EURO GOVT-Pressure on Rajoy rattles Spanish bonds

Mon Feb 4, 2013 6:39am EST

Related Topics

* Spanish and Italian yields rise as political risks grow

* Looming Spanish bond sale adds to selling pressure

* Bunds rebound but remain lower after late Friday selloff

By William James

LONDON, Feb 4 (Reuters) - Spanish government bond yields rose sharply on Monday as investors grew wary that mounting political uncertainty could derail this year's rally and the pressure of upcoming bond auctions exacerbating the selloff.

In Spain, Prime Minister Mariano Rajoy was facing calls to resign over a corruption scandal in which he denies any wrongdoing.

Traders also cited the growing popularity of Italian former premier Silvio Berlusconi, who stepped down in 2011 with Italy in the middle of a full-blown economic crisis, as a big worry for investors before elections this month.

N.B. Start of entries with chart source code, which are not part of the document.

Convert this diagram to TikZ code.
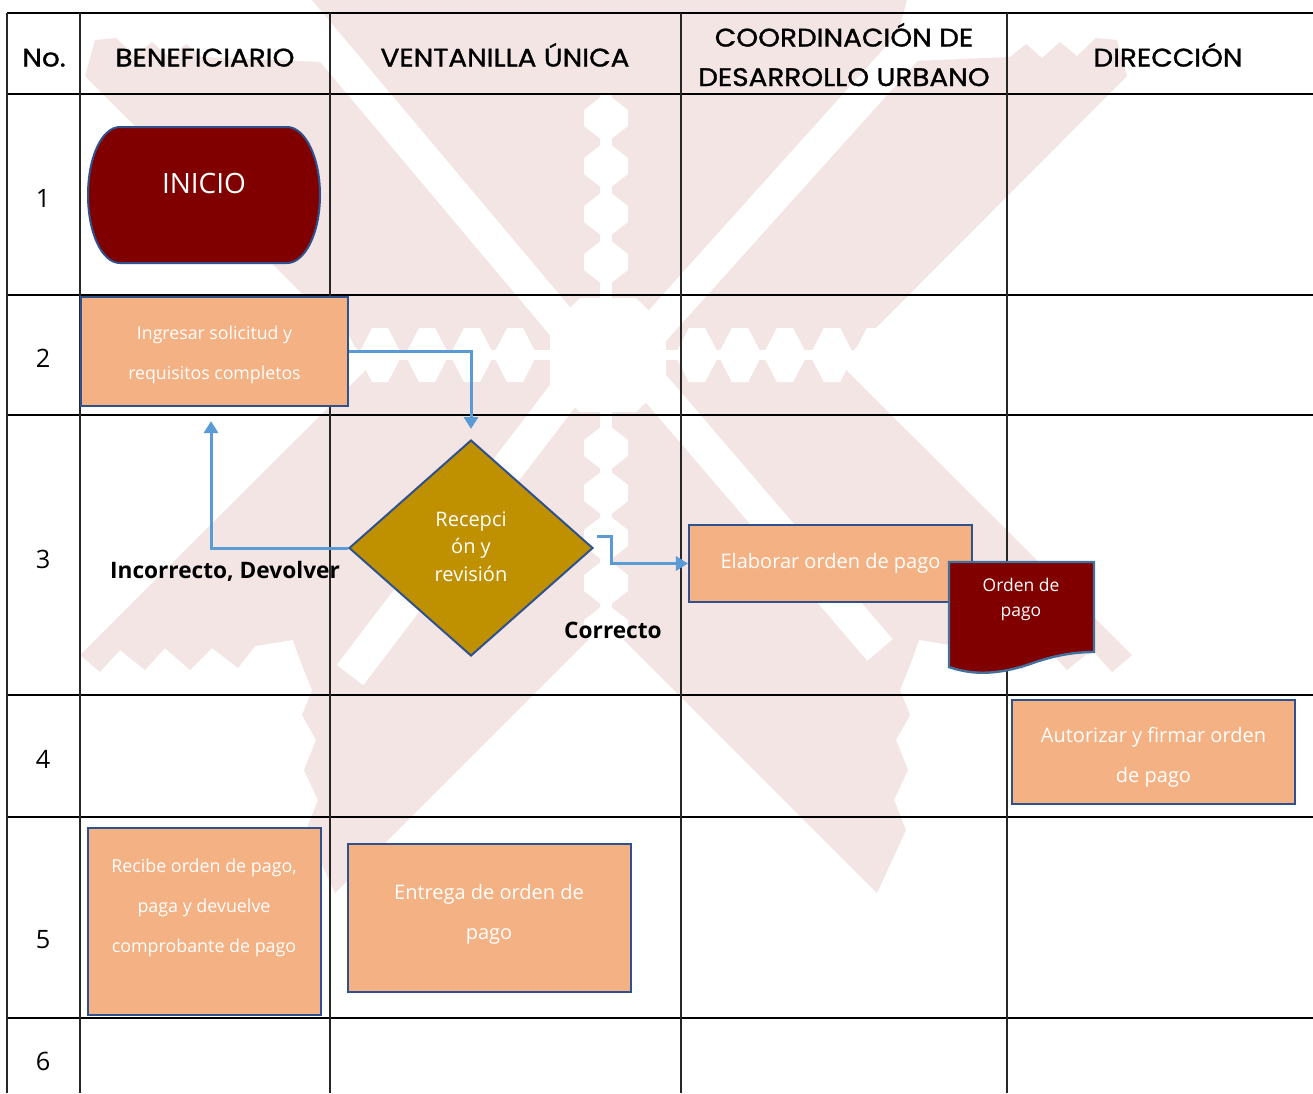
\documentclass[tikz,border=0pt]{standalone}
\usepackage{fontspec}
\setmainfont{Open Sans}
\newfontfamily\hdrfont[FakeStretch=1.1,FakeBold=1.2]{Poppins}
\usetikzlibrary{shapes.geometric,arrows.meta}
\definecolor{wm}{HTML}{F2E5E4}
\definecolor{boxfill}{HTML}{F4B183}
\definecolor{edgeblue}{HTML}{2F528F}
\definecolor{darkred}{HTML}{800000}
\definecolor{gold}{HTML}{BF9000}
\definecolor{arrowblue}{HTML}{5B9BD5}
\definecolor{docedge}{HTML}{41719C}
\begin{document}
\begin{tikzpicture}[x=0.75pt,y=-0.75pt,
  hline/.style={line width=1.6pt},
  vline/.style={line width=0.8pt, black!85},
  procbox/.style={draw=edgeblue, fill=boxfill, line width=1.6pt, rectangle, inner sep=0pt},
  boxtext/.style={text=white, align=center, inner sep=0pt},
  hdr/.style={font=\hdrfont\fontsize{19}{30}\selectfont, anchor=base, inner sep=0pt},
  rownum/.style={font=\fontsize{19}{20}\selectfont, anchor=base, inner sep=0pt},
  flow/.style={draw=arrowblue, line width=2.25pt, -{Triangle[width=10.5pt,length=9pt]}},
  lbl/.style={font=\bfseries\fontsize{17}{20}\selectfont, inner sep=0pt, anchor=base},
  wmwhite/.style={white, line width=25pt},
]
\useasboundingbox (0,0) rectangle (1313,1093);
\fill[white] (0,0) rectangle (1313,1093);
% ---------- watermark ----------
\begin{scope}
\clip (0,0) rectangle (1313,1093);
\foreach \s/\o in {1/0,-1/1212}{
  \begin{scope}[shift={(\o,0)}, xscale=\s]
    \fill[wm] (606,0) -- (305,0) -- (322,62) -- (202,57) -- (186,44) -- (170,58) -- (152,42)
      -- (135,56) -- (116,38) -- (95,40) -- (85,76) -- (372,364) -- (80,655)
      -- (100,672) -- (120,650) -- (145,670) -- (165,648) -- (190,670) -- (212,648)
      -- (238,668) -- (255,646) -- (293,640) -- (300,660) -- (312,690) -- (302,715)
      -- (316,740) -- (304,770) -- (318,800) -- (306,830) -- (335,893) -- (606,622) -- cycle;
    \fill[white] (292,350) rectangle (606,360);
    \foreach \x in {515,472,427,380,337}
      \fill[white] (\x-22,355) -- (\x-8,328) -- (\x+8,328) -- (\x+22,355) -- (\x+8,382) -- (\x-8,382) -- cycle;
  \end{scope}
}
\draw[wmwhite] (290,0) -- (580,345);
\draw[wmwhite] (950,0) -- (640,345);
\draw[wmwhite] (350,675) -- (590,360);
\draw[wmwhite] (640,370) -- (880,650);
\fill[white] (580,298) -- (636,298) -- (666,328) -- (666,384) -- (636,412) -- (580,412) -- (550,384) -- (550,328) -- cycle;
\fill[white] (600,95) rectangle (612,700);
\foreach \y in {118,166,214,262,448,493,538,583,628,670}
  \fill[white] (584,\y-8) -- (606,\y-25) -- (628,\y-8) -- (628,\y+8) -- (606,\y+25) -- (584,\y+8) -- cycle;
\fill[white] (606,350) rectangle (920,360);
\foreach \x in {697,740,785,832,875}
  \fill[white] (\x-22,355) -- (\x-8,328) -- (\x+8,328) -- (\x+22,355) -- (\x+8,382) -- (\x-8,382) -- cycle;
\end{scope}
% ---------- table ----------
\foreach \y in {13,94,295,415,695,817,1018}
  \draw[hline] (7,\y) -- (1313,\y);
\foreach \x in {7,80,330,681,1007}
  \draw[vline] (\x,13) -- (\x,1093);
% headers
\node[hdr] (hNo) at (44,66.5) {No.};
\node[hdr] (hBen) at (205,66.5) {BENEFICIARIO};
\node[hdr] (hVen) at (505,66.5) {VENTANILLA ÚNICA};
\node[hdr] (hCoo1) at (844,46.5) {COORDINACIÓN DE};
\node[hdr] (hCoo2) at (844,86) {DESARROLLO URBANO};
\node[hdr] (hDir) at (1168,66.5) {DIRECCIÓN};
% row numbers
\node[rownum] (r1) at (43,207) {1};
\node[rownum] (r2) at (43,367) {2};
\node[rownum] (r3) at (43,568) {3};
\node[rownum] (r4) at (43,768) {4};
\node[rownum] (r5) at (43,948) {5};
\node[rownum] (r6) at (43,1070) {6};
% ---------- shapes ----------
\draw[draw=edgeblue, fill=darkred, line width=1.5pt] (120,127) -- (287,127)
  .. controls (305,127) and (320,157) .. (320,195)
  .. controls (320,233) and (305,263) .. (287,263) -- (120,263)
  .. controls (102,263) and (88,233) .. (88,195)
  .. controls (88,157) and (102,127) .. (120,127) -- cycle;
\node[text=white, font=\fontsize{21}{24}\selectfont, anchor=base, inner sep=0pt] (inicio) at (204,193.5) {INICIO};

\node[procbox, minimum width=200.25pt, minimum height=81.75pt] (ingresar) at (214.5,351.5) {};
\node[boxtext, font=\fontsize{13.3}{30}\selectfont] (ingresarT) at (214.5,355) {Ingresar solicitud y\\requisitos completos};

\node[diamond, draw=edgeblue, fill=gold, line width=1.5pt, minimum width=183pt, minimum height=162pt, inner sep=0pt] (revision) at (471,548) {};
\node[boxtext, font=\fontsize{15}{20.6}\selectfont] (revisionT) at (471,546.5) {Recepci\\ón y\\revisión};

\node[procbox, minimum width=212.25pt, minimum height=57.75pt] (elaborar) at (830.5,563.5) {};
\node[boxtext, font=\fontsize{15}{20}\selectfont] (elaborarT) at (830.5,563) {Elaborar orden de pago};

\draw[draw=docedge, fill=darkred, line width=1.8pt] (949,562) -- (1094,562) -- (1094,652)
  .. controls (1075,652) and (1055,655) .. (1030,664)
  .. controls (1000,674) and (975,676) .. (949,667) -- cycle;
\node[boxtext, font=\fontsize{13.1}{18.75}\selectfont] (ordenT) at (1021,599) {Orden de\\pago};

\node[procbox, minimum width=212.25pt, minimum height=78pt] (autorizar) at (1153.5,752) {};
\node[boxtext, font=\fontsize{15}{30}\selectfont] (autorizarT) at (1153.5,757) {Autorizar y firmar orden\\de pago};

\node[procbox, minimum width=174.75pt, minimum height=140.25pt] (recibe) at (204.5,921.5) {};
\node[boxtext, font=\fontsize{13.4}{30}\selectfont] (recibeT) at (204,908) {Recibe orden de pago,\\paga y devuelve\\comprobante de pago};

\node[procbox, minimum width=212.25pt, minimum height=111pt] (entrega) at (489.5,918) {};
\node[boxtext, font=\fontsize{15}{30}\selectfont] (entregaT) at (489,914) {Entrega de orden de\\pago};
% ---------- connectors ----------
\draw[flow] (ingresar.east) -| ([yshift=7.5pt]revision.north);
\draw[flow] (revision.west) -| ([xshift=-2.6pt,yshift=-10.5pt]ingresar.south);
\draw[flow] ([xshift=2.25pt,yshift=9pt]revision.east) -- ++(10.5pt,0) |- (elaborar.west);
% labels
\node[lbl] (incorrecto) at (225,578) {Incorrecto, Devolver};
\node[lbl] (correcto) at (613,638) {Correcto};
\end{tikzpicture}
\end{document}
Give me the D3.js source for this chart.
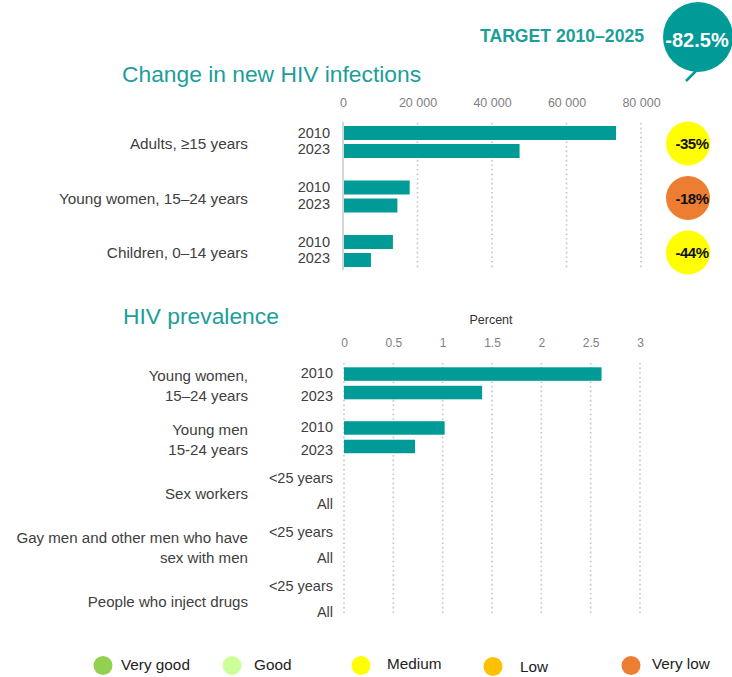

Spanish 10-year government bond yields rose 20 basis points to 5.42 percent while Italian yields were 9 bps higher at 4.42 percent.

"It's that worry of political instability in both Spain and Italy," a trader said. "Rajoy is under a bit of pressure and Berlusconi seems to be making a good old comeback in the polls as well."

"A lot of people have been bullish Spain and Italy for a few months and it's come a long way but there's a lot of supply to get through and a lot of the early-year money has gone to work."

Peripheral debt has started the year strongly, aided by the plentiful supply of cash from central banks and the promise that the European Central Bank will step in and buy bonds of struggling states if necessary.

However, Commerzbank strategists said the time was right to start cutting back investments in peripheral debt as current low yield levels tested technical supports and the Spanish political risks mounted.

The selloff hit sovereigns right across the region's periphery of weak states, with Irish, Greek and Portuguese bond yields also moving higher on the day, but an upcoming sale of Spanish bonds on Thursday exaggerated the selloff there.

"There's probably not enough in terms of two-way flow to absorb the selling that's occurring, which means that yields rise and spreads widen. There'd be a reluctance from dealers to get too long given the supply that's coming later in the week," said Peter Chatwell, strategist at Credit Agricole in London.

Spain will sell bonds maturing in 2015, 2018 and 2029.

BUNDS BOUNCE

German Bund futures, often used as a hedge against a flare-up in the region's weaker sovereigns, trimmed early losses when Spanish and Italian bonds started trading but, at 141.90, remained 11 ticks lower than at Friday's settlement.

Much of that fall can be attributed to a steep selloff in U.S. Treasuries late on Friday after jobs and manufacturing data showed recovery in the world's largest economy remained on track.

"Sentiment still remains pretty negative for Bunds. We're testing support around 1.7 percent. To get through that level we're going to need to see further signs of improving sentiment towards the euroland economy," said Nick Stamenkovic, strategist at RIA Capital Markets.

Any rally in Bunds was likely to be used by others as a chance to sell but the potential for another major selloff remained limited due to the sheer scale of recent falls, Stamenkovic said.

The 10-year German yield was last at 1.68 percent, 1 basis point higher on the day and 31 bps up compared to levels seen on the final trading session of 2012.